Dans cette interview, Colin Powell, ancien chef d’état-major interarmées et ancien secrétaire d’Etat de George W. Bush, a répondu sans détour sur la question de la perte de leadership moral des Etats-Unis, conséquence de la politique étrangère menée après 2001 (souvent contre l’avis de Colin Powell lui-même).
Il a reconnu dans une interview très forte, et avec beaucoup de calme que nombre de décisions de l’administration Bush avaient miné la position des Etats-Unis et décrédibilisé leur parole et leur influence dans le monde : l’invasion de l’Irak, les entraves aux droits de l’Homme à Guantanamo ou Abou Ghraib, les enlèvements secrets de personnes suspectées de terrorisme, leur internement secret et leurs tortures dans des prisons hors du territoire américain.
Il a salué la phrase du nouveau président Barack Obama selon laquelle « la sécurité de la nation ne pouvait pas être assurée aux dépends des libertés. »
Il a beaucoup insisté sur l’influence positive du trajet personnel de Barack Obama sur la jeunesse noire en particulier.
Dans un troisième temps, il a salué l’invitation lancée à John McCain de dîner avec les Obama la veille de l’investiture. Il a salué l’élégance du geste et de la réponse du challenger battu.
Colin Powell y a vu le signe de ce bipartisme dont l’Amérique et son président auront tant besoin pour vaincre la crise, intérieure et extérieure. D’ailleurs, les décisions que Barack Obama a prises dès aujourd’hui en sont le signe. D’une part, l’arrêt immédiat des interrogatoires musclés à Guantanamo. D’autre part, il a réuni les chefs d’état-major pour parler de l’Irak et de l’Afghanistan. Enfin, il a réuni ses conseils économiques pour continuer la mise au point, par le dialogue avec le Congrès, du plan de lutte contre la crise économique et financière.
J’observe que la crise est venue des Etats-Unis et de leur système de surendettement des ménages destiné à compenser les bas salaires.
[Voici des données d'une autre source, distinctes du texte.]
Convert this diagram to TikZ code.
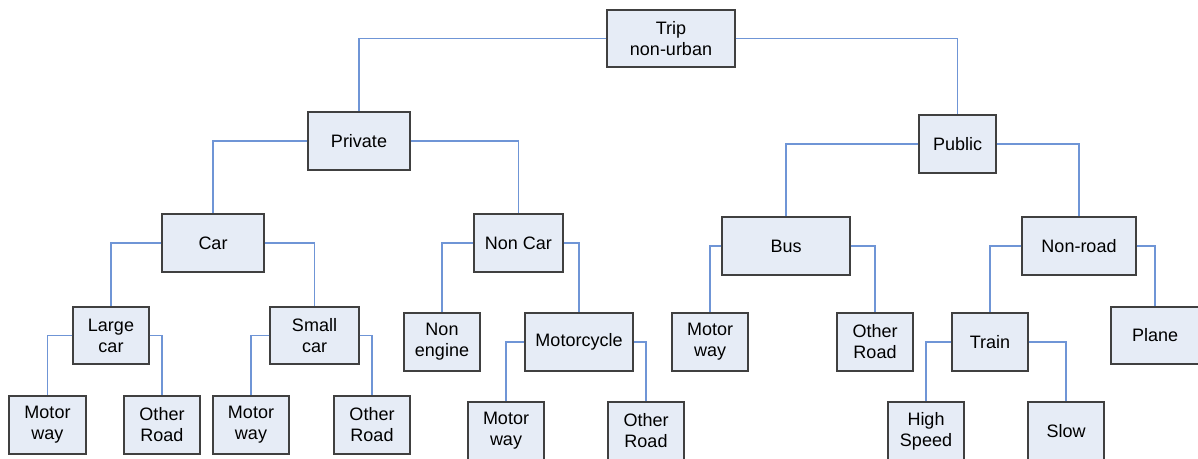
\documentclass[tikz,border=0pt]{standalone}
\usepackage{fontspec}
\setmainfont{Liberation Sans}
\definecolor{boxfill}{HTML}{E6ECF6}
\definecolor{boxline}{HTML}{404040}
\definecolor{linkblue}{HTML}{6F95D6}
\begin{document}
\begin{tikzpicture}[x=1pt,y=-1pt,
  box/.style={draw=boxline, fill=boxfill, line width=1.2pt, rectangle, align=center,
    inner sep=0pt, font=\fontsize{18}{21}\selectfont},
  link/.style={draw=linkblue, line width=1.1pt}]
\useasboundingbox (0,0) rectangle (1198,458);
\clip (0,0) rectangle (1198,458);
% level 0
\node[box, minimum width=128, minimum height=57] (trip) at (671,38.5) {Trip\\non-urban};
% level 1
\node[box, minimum width=102, minimum height=58] (private) at (359,141) {Private};
\node[box, minimum width=77, minimum height=58] (public) at (957.5,144) {Public};
% level 2
\node[box, minimum width=102, minimum height=58] (car) at (213,243) {Car};
\node[box, minimum width=89, minimum height=58] (noncar) at (518.5,243) {Non Car};
\node[box, minimum width=128, minimum height=58] (bus) at (786,246) {Bus};
\node[box, minimum width=114, minimum height=58] (nonroad) at (1079,246) {Non-road};
% level 3
\node[box, minimum width=76, minimum height=57] (largecar) at (111,335.5) {Large\\car};
\node[box, minimum width=89, minimum height=57] (smallcar) at (314.5,335.5) {Small\\car};
\node[box, minimum width=76, minimum height=58] (nonengine) at (442,342) {Non\\engine};
\node[box, minimum width=108, minimum height=58] (motorcycle) at (579,342) {Motorcycle};
\node[box, minimum width=76, minimum height=58] (mw4) at (710,342) {Motor\\way};
\node[box, minimum width=76, minimum height=58] (or4) at (875,342) {Other\\Road};
\node[box, minimum width=76, minimum height=58] (train) at (990,342) {Train};
\node[box, minimum width=88, minimum height=57] (plane) at (1155,335.5) {Plane};
% level 4
\node[box, minimum width=77, minimum height=58] (mw1) at (47.5,425) {Motor\\way};
\node[box, minimum width=76, minimum height=58] (or1) at (162,425) {Other\\Road};
\node[box, minimum width=76, minimum height=58] (mw2) at (251,425) {Motor\\way};
\node[box, minimum width=76, minimum height=58] (or2) at (372,425) {Other\\Road};
\node[box, minimum width=76, minimum height=58] (mw3) at (506,431) {Motor\\way};
\node[box, minimum width=76, minimum height=58] (or3) at (646,431) {Other\\Road};
\node[box, minimum width=76, minimum height=58] (hs) at (926,431) {High\\Speed};
\node[box, minimum width=76, minimum height=58] (slow) at (1066,431) {Slow};
% connectors
\draw[link] (trip.west) -| (private.north);
\draw[link] (trip.east) -| (public.north);
\draw[link] (private.west) -| (car.north);
\draw[link] (private.east) -| (noncar.north);
\draw[link] (public.west) -| (bus.north);
\draw[link] (public.east) -| (nonroad.north);
\draw[link] (car.west) -| (largecar.north);
\draw[link] (car.east) -| (smallcar.north);
\draw[link] (noncar.west) -| (nonengine.north);
\draw[link] (noncar.east) -| (motorcycle.north);
\draw[link] (bus.west) -| (mw4.north);
\draw[link] (bus.east) -| (or4.north);
\draw[link] (nonroad.west) -| (train.north);
\draw[link] (nonroad.east) -| (plane.north);
\draw[link] (largecar.west) -| (mw1.north);
\draw[link] (largecar.east) -| (or1.north);
\draw[link] (smallcar.west) -| (mw2.north);
\draw[link] (smallcar.east) -| (or2.north);
\draw[link] (motorcycle.west) -| (mw3.north);
\draw[link] (motorcycle.east) -| (or3.north);
\draw[link] (train.west) -| (hs.north);
\draw[link] (train.east) -| (slow.north);
\end{tikzpicture}
\end{document}
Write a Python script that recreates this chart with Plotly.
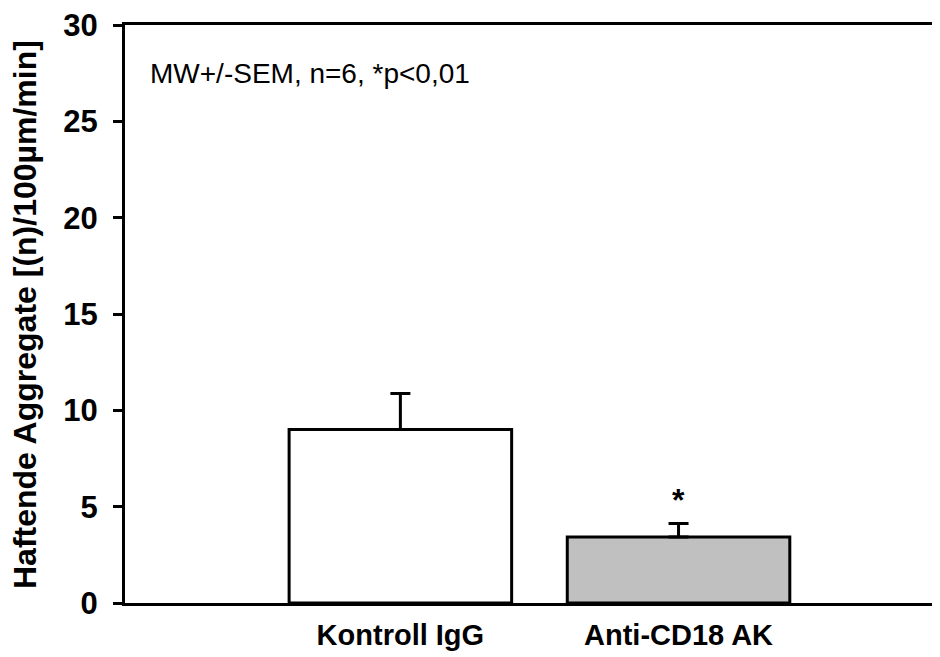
import plotly.graph_objects as go

# data
groups = ["Kontroll IgG", "Anti-CD18 AK"]
means = [9.0, 3.42]
sem = [1.88, 0.7]
bar_colors = ["#ffffff", "#c0c0c0"]
y_ticks = [0, 5, 10, 15, 20, 25, 30]

FONT = "Liberation Sans, Arial, sans-serif"

fig = go.Figure()

fig.add_trace(go.Bar(
    x=groups,
    y=means,
    width=0.8,
    marker=dict(color=bar_colors, line=dict(color="black", width=3)),
    error_y=dict(type="data", array=sem, arrayminus=[0, 0], symmetric=False,
                 color="black", thickness=3, width=10),
    showlegend=False,
))

fig.add_annotation(x=groups[1], y=means[1] + sem[1], yanchor="bottom", yshift=4,
                   text="*", showarrow=False,
                   font=dict(family=FONT, size=32, color="black", weight="bold"))

fig.add_annotation(x=0.028, xref="paper", y=27.5, xanchor="left", yanchor="middle",
                   text="MW+/-SEM, n=6, *p<0,01", showarrow=False,
                   font=dict(family=FONT, size=28, color="black"))

fig.add_annotation(x=-0.1227, xref="paper", y=0.5, yref="paper",
                   xanchor="center", yanchor="middle", textangle=-90,
                   text="Haftende Aggregate [(n)/100µm/min]", showarrow=False,
                   font=dict(family=FONT, size=32, color="black", weight="bold"))

fig.update_layout(
    width=932,
    height=649,
    margin=dict(l=117, r=0, t=14, b=54),
    plot_bgcolor="white",
    paper_bgcolor="white",
    font=dict(family=FONT, color="black"),
    xaxis=dict(
        type="category",
        range=[-0.99, 1.94],
        showline=True, linecolor="black", linewidth=3, mirror=True,
        ticks="", showgrid=False, zeroline=False,
        tickfont=dict(size=29, weight="bold"),
        ticklabelstandoff=4,
    ),
    yaxis=dict(
        range=[0, 30],
        tickvals=y_ticks,
        showline=True, linecolor="black", linewidth=3,
        ticks="outside", ticklen=9, tickwidth=3, tickcolor="black",
        showgrid=False, zeroline=False,
        tickfont=dict(size=31, weight="bold"),
        ticklabelstandoff=9,
        ticklabeloverflow="allow",
    ),
)

fig.write_html("out.html")
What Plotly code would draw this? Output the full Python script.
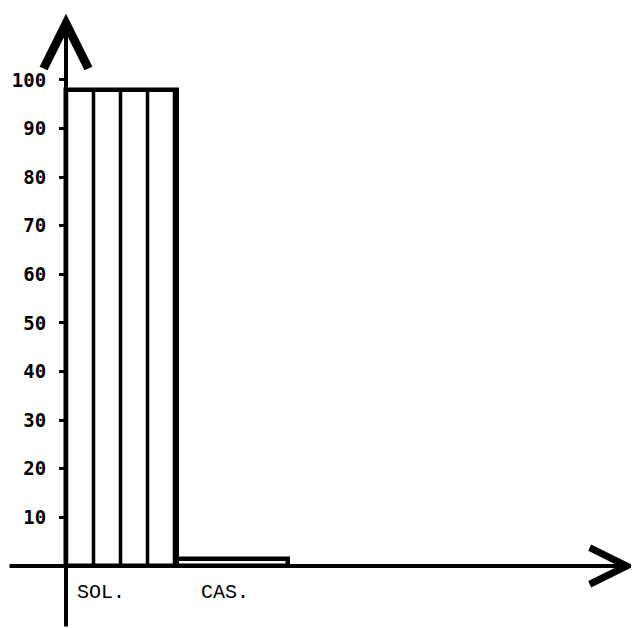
import plotly.graph_objects as go

# ---- data ----
categories = ["SOL.", "CAS."]
values = [98, 1.5]
patterns = ["|", ""]
ytick_vals = [10, 20, 30, 40, 50, 60, 70, 80, 90, 100]
ytick_text = [str(v) for v in ytick_vals]

# ---- style ----
label_xshift = [-21, -8]
FIG_W, FIG_H = 631, 620          # page body has an 8px margin
LEFT = 18                        # plot area start (aligns the hatch pattern)
X_RANGE = [-0.8604, 4.662]
Y_RANGE = [-12.76, 114.8]

fig = go.Figure()
fig.add_trace(go.Bar(
    x=categories, y=values, width=1.0,
    marker=dict(color="white",
                line=dict(color="black", width=4.5),
                pattern=dict(shape=patterns, fgcolor="black", bgcolor="white",
                             fgopacity=1, size=27, solidity=0.13, fillmode="replace")),
    showlegend=False, hoverinfo="skip",
))

annotations = []
# y axis arrow
annotations.append(dict(x=-0.5, y=113.6, ax=-0.5, ay=Y_RANGE[0],
                        xref="x", yref="y", axref="x", ayref="y",
                        showarrow=True, arrowhead=5, arrowwidth=4, arrowsize=2.2,
                        arrowcolor="black", text=""))
# x axis arrow
annotations.append(dict(x=4.62, y=0, ax=-1.0225, ay=0,
                        xref="x", yref="y", axref="x", ayref="y",
                        showarrow=True, arrowhead=5, arrowwidth=4, arrowsize=1.8,
                        arrowcolor="black", text=""))
for cat, xs in zip(categories, label_xshift):
    annotations.append(dict(x=cat, y=0, xref="x", yref="y", text=cat,
                            showarrow=False, xanchor="center", yanchor="top",
                            xshift=xs, yshift=-13,
                            font=dict(family="Liberation Mono", size=20, color="black")))

fig.update_layout(
    width=FIG_W, height=FIG_H, autosize=False,
    margin=dict(l=LEFT, r=0, t=0, b=0),
    paper_bgcolor="white", plot_bgcolor="white",
    bargap=0,
    xaxis=dict(range=X_RANGE, showgrid=False, zeroline=False, showline=False,
               showticklabels=False, ticks=""),
    yaxis=dict(range=Y_RANGE, anchor="free", position=(58 - LEFT) / (FIG_W - LEFT),
               showgrid=False, zeroline=False, showline=False,
               tickmode="array", tickvals=ytick_vals, ticktext=ytick_text,
               ticks="outside", ticklen=7, tickwidth=3, tickcolor="black",
               ticklabelstandoff=9,
               tickfont=dict(family="DejaVu Sans Mono", size=19, color="black", weight="bold")),
    annotations=annotations,
)

fig.write_html("out.html")
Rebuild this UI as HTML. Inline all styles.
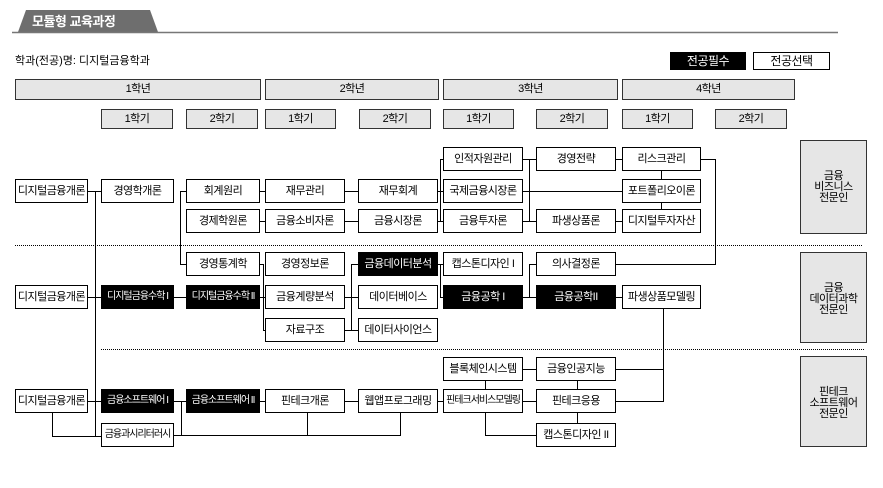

Espérons que ce changement de politique américaine permettra l’émergence d’une gouvernance mondiale avec des règles où la finance sera au service de l’économie et l’économie au service de l’humain.
Cordialement,
Ségolène Royal
* Vous pouvez lire ci-dessous la dépêche AFP, publiée après la conférence de presse de Ségolène Royal le 19 janvier à Washington
« A Washington, Royal retrouve "beaucoup de ses convictions" chez Obama
WASHINGTON (AFP) — L'ancienne candidate socialiste à la présidentielle française, Ségolène Royal, a déclaré lundi à Washington retrouver "beaucoup des convictions" qui sont les siennes chez Barack Obama, dont elle a prévu d'assister à l'investiture de 44e président des Etats-Unis.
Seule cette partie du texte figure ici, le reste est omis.